___ DATASET RECORDS

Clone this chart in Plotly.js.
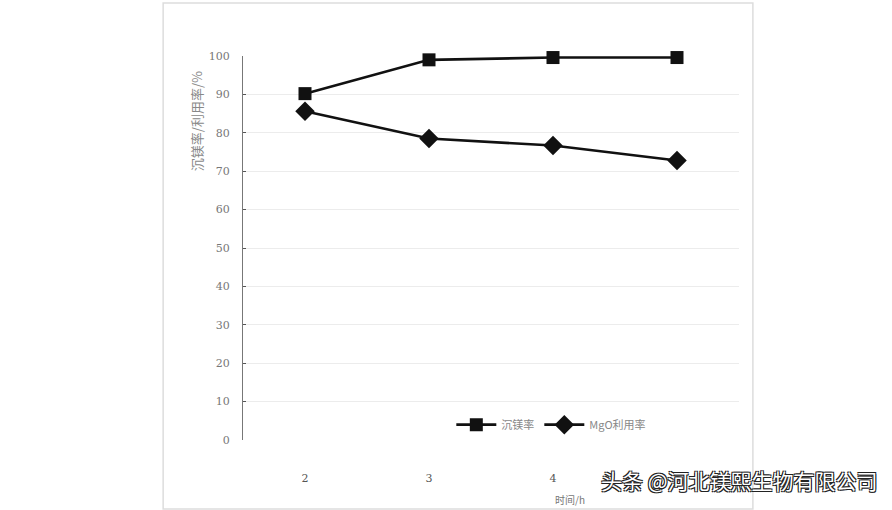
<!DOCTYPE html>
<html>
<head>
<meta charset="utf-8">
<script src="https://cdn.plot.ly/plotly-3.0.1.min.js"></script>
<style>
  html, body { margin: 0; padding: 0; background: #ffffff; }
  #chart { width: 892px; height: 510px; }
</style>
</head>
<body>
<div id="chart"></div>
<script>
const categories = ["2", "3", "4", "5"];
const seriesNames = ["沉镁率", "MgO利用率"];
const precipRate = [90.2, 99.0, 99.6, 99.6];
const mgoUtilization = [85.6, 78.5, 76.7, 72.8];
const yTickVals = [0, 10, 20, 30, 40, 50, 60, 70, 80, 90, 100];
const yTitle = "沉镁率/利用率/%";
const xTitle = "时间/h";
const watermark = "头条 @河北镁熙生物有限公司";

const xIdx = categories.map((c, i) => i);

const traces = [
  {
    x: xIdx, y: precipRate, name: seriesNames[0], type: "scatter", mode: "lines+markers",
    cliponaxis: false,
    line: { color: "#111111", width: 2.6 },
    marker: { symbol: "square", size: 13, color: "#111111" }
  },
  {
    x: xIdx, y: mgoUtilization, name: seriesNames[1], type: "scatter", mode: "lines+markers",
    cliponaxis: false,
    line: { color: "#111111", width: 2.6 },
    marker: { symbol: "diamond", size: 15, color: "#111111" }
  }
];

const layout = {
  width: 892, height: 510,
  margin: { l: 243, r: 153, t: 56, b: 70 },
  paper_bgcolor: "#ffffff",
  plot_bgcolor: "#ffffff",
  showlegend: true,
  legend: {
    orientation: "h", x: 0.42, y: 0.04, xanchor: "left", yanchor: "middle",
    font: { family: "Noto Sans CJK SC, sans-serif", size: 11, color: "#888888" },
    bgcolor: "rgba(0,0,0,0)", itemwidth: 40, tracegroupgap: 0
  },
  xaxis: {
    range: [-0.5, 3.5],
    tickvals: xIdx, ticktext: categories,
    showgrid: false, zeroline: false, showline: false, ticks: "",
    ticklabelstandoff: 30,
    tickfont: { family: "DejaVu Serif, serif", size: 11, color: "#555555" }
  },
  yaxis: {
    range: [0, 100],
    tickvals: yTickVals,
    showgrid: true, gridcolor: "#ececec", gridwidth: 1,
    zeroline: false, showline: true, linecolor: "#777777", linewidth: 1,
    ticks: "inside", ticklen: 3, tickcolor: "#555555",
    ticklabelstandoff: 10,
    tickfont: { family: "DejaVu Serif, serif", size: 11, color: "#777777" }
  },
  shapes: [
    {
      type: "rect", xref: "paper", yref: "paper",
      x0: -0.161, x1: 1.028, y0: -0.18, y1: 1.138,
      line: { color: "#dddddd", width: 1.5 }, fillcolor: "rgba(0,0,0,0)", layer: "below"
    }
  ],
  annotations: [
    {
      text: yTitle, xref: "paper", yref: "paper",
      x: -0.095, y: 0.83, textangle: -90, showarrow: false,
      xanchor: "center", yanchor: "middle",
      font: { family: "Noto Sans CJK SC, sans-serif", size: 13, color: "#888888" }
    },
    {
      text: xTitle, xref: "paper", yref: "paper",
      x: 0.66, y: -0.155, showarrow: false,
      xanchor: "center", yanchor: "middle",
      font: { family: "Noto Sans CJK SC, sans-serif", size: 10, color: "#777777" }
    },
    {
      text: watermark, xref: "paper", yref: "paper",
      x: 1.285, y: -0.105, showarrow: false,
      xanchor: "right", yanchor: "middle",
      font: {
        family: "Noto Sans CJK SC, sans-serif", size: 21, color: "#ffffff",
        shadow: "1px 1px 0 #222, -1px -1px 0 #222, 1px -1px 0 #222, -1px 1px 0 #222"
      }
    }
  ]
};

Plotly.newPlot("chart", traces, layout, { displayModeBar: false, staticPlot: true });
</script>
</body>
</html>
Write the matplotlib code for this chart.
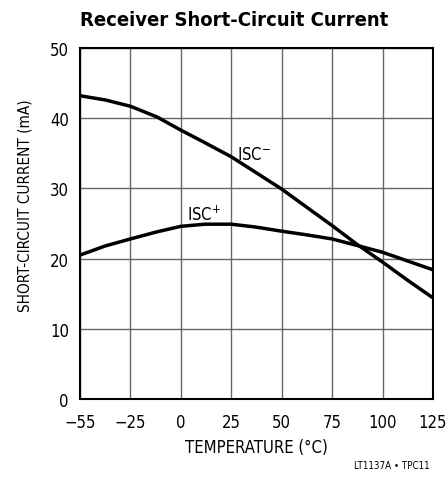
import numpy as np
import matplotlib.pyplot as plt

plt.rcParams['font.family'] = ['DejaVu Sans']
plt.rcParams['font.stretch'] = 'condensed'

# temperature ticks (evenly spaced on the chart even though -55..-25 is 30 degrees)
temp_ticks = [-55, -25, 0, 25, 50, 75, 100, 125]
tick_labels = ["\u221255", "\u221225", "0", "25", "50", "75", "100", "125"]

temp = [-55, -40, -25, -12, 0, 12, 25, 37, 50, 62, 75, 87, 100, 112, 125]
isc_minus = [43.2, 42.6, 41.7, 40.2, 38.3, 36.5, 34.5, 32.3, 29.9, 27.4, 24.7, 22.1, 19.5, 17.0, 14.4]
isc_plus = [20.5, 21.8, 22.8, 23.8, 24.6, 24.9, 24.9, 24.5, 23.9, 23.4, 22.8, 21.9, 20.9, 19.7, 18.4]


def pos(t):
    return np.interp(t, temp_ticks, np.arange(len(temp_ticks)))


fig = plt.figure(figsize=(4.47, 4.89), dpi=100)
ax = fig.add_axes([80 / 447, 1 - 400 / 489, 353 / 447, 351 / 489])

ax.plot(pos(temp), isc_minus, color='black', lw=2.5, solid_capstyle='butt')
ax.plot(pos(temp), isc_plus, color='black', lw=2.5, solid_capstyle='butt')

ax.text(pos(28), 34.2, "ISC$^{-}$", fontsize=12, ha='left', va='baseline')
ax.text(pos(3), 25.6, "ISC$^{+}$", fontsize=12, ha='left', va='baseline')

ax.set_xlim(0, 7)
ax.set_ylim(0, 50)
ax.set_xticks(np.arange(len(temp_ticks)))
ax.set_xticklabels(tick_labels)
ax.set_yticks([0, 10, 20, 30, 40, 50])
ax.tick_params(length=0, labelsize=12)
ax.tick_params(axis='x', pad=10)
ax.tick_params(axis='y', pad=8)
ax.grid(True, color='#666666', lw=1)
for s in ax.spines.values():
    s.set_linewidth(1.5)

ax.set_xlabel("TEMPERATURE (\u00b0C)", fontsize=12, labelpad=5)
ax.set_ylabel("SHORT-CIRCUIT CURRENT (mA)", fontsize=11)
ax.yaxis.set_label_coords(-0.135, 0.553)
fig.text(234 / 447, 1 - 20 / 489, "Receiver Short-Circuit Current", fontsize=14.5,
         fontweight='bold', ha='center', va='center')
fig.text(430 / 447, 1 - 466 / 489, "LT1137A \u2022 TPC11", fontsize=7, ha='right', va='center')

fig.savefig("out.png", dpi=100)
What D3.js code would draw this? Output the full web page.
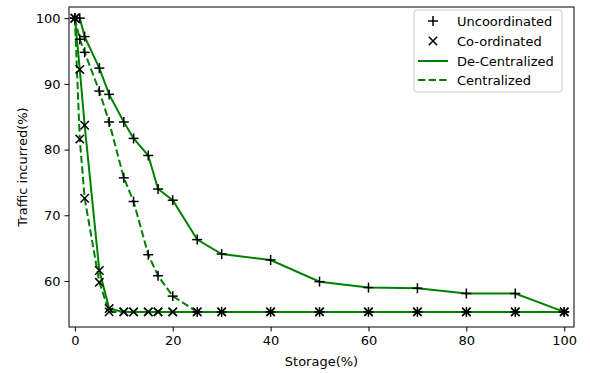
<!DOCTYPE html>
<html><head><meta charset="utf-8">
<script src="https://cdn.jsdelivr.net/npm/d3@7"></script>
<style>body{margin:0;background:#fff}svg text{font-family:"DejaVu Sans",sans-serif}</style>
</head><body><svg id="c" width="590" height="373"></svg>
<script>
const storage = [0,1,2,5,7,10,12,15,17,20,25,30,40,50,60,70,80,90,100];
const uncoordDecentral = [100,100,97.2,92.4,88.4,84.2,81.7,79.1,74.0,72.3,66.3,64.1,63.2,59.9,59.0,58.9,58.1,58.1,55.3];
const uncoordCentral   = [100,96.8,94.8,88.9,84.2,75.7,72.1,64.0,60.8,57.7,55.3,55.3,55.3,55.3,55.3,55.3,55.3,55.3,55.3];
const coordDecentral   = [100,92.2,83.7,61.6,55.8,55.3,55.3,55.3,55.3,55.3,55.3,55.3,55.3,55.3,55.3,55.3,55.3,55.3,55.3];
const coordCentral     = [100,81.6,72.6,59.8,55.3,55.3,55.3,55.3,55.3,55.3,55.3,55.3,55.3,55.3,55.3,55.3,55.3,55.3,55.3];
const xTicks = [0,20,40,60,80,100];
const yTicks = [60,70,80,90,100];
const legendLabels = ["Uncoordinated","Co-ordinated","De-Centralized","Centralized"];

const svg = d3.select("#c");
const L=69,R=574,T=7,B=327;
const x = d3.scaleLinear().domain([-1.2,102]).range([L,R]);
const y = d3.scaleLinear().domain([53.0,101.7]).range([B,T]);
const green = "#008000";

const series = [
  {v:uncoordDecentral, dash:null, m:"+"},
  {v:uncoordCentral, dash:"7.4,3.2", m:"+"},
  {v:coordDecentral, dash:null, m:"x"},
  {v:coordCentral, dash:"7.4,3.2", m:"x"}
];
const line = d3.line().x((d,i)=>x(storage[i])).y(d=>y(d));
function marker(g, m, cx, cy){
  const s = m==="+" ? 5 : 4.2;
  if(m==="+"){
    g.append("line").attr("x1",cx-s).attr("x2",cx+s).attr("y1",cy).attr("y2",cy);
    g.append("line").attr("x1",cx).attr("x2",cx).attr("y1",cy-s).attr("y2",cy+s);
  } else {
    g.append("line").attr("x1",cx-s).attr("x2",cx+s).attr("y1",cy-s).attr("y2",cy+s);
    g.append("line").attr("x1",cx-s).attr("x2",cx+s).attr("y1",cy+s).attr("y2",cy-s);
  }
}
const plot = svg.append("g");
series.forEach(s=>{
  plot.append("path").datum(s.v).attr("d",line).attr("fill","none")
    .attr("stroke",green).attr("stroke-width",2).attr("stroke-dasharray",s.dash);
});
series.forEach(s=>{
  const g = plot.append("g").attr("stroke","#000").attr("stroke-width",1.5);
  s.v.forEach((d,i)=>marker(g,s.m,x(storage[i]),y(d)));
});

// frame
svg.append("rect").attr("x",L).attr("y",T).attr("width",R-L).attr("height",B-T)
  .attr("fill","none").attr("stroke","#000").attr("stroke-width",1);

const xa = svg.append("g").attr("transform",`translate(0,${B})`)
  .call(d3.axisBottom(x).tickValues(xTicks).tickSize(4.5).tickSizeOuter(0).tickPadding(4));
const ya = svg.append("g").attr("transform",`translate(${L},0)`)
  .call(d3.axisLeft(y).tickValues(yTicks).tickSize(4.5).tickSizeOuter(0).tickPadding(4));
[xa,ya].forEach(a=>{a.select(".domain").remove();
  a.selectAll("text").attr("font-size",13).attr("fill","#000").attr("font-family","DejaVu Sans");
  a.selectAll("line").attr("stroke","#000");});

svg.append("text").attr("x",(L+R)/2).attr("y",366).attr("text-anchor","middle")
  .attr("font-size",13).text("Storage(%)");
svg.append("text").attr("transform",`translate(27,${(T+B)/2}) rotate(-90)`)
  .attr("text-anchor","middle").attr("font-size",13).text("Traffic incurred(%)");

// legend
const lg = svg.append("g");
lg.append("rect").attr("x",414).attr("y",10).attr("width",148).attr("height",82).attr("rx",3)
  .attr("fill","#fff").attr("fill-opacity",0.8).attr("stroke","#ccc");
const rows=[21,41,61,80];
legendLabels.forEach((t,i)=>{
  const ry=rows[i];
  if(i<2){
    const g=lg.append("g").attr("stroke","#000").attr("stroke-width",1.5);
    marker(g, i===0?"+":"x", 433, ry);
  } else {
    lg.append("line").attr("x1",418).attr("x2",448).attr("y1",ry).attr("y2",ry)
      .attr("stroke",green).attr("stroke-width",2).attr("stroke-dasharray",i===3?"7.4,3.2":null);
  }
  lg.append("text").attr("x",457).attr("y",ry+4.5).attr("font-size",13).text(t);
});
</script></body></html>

______

** WRITTEN EXERCISE **
Using the listing above, gather each line that holds the string "code" and copy it.

** TASK ANSWER **
Write the matplotlib code for this chart.
What D3.js code would draw this? Output the full web page.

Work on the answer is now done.